Elon Musk, along with his electric vehicle company Tesla, has successfully defended himself against a federal lawsuit that accused them of manipulating Dogecoin and causing significant financial harm to investors.
On August 29, US District Judge Alvin Hellerstein in Manhattan issued the ruling, as revealed in court documents.
The lawsuit was initiated by investors in June 2022, alleging that Musk used his influence via Twitter, appearances on "Saturday Night Live," and various publicity tactics to manipulate the price of Dogecoin.
It was claimed that he sold Dogecoin at strategic moments, particularly when actions like changing Twitter's logo to the Dogecoin Shiba Inu dog were anticipated to boost the cryptocurrency's value. This conduct was said to enable him to engage in insider trading for profit.
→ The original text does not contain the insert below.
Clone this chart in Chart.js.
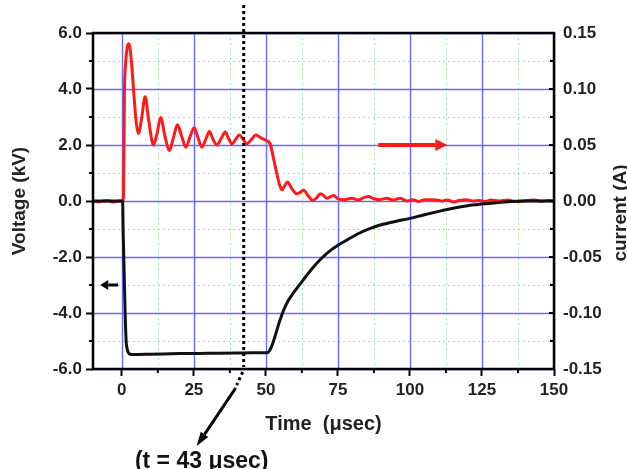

Additionally, the lawsuit accused Musk of purposely misleading the market through his public endorsements and comments regarding Dogecoin, labeling these actions as "puffery" rather than based on truth.
In response to the allegations, Musk referred to the lawsuit as a “fanciful work of fiction,” with his legal team arguing for its dismissal. They characterized the claims and the $258 billion in damages sought by the plaintiffs as baseless.
Judge Hellerstein noted that the plaintiffs had misinterpreted many of Musk's tweets concerning Dogecoin. For instance, they misconstrued his statement about becoming the "official CEO" of Dogecoin and his assertion of sending a physical Dogecoin to the moon on a SpaceX mission.
The judge characterized Musk's tweets as “aspirational and puffery, not factual and susceptible to being falsified.” He further ruled that no rational investor could substantiate a securities fraud claim based on Musk’s tweets. It was deemed “not possible to understand” how the tweets supported claims of market manipulation and insider trading. Consequently, the court dismissed the allegations.
As of now, the value of Dogecoin has seen a slight decline of 0.3%, trading around $0.10.